Theoretical investigations of CO₂ and CH₄ sorption in an interpenetrated diamondoid metal-organic material

Grand canonical Monte Carlo (GCMC) simulations of CO₂ and CH₄ sorption and separation were performed in dia-7i-1-Co, a metal-organic material (MOM) consisting of a 7-fold interpenetrated net of Co²⁺ ions coordinated to 4-(2-(4-pyridyl)ethenyl)benzoate linkers. This MOM shows high affinity toward CH₄ at low loading due to the presence of narrow, close fitting, one-dimensional hydrophobic channels-this makes the MOM relevant for applications in low-pressure methane storage. The calculated CO₂ and CH₄ sorption isotherms and isosteric heat of adsorption, Q_st, values in dia-7i-1-Co are in good agreement with the corresponding experimental results for all state points considered. The experimental initial Q_st value for CH₄ in dia-7i-1-Co is currently the highest of reported MOM materials, and this was further validated by the simulations performed herein. The simulations predict relatively constant Q_st values for CO₂ and CH₄ sorption across all loadings in dia-7i-1-Co, consistent with the one type of binding site identified for the respective sorbate molecules in this MOM. Examination of the three-dimensional histogram showing the sites of CO₂ and CH ₄ sorption in dia-7i-1-Co confirmed this finding. Inspection of the modeled structure revealed that the sorbate molecules form a strong interaction with the organic linkers within the constricted hydrophobic channels.

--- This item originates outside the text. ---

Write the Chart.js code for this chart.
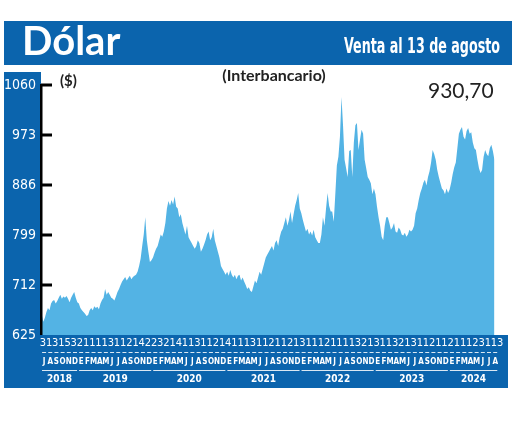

Ideal adsorbed solution theory (IAST) calculations and GCMC binary mixture simulations predict that the selectivity of CO₂ over CH₄ in dia-7i-1-Co is quite low, which is a direct consequence of the MOM's high affinity toward both CO₂ and CH₄ as well as the nonspecific mechanism shown here. This study provides theoretical insights into the effects of pore size on CO₂ and CH₄ sorption in porous MOMs and its effect upon selectivity, including postulating design strategies to distinguish between sorbates of similar size and hydrophobicity.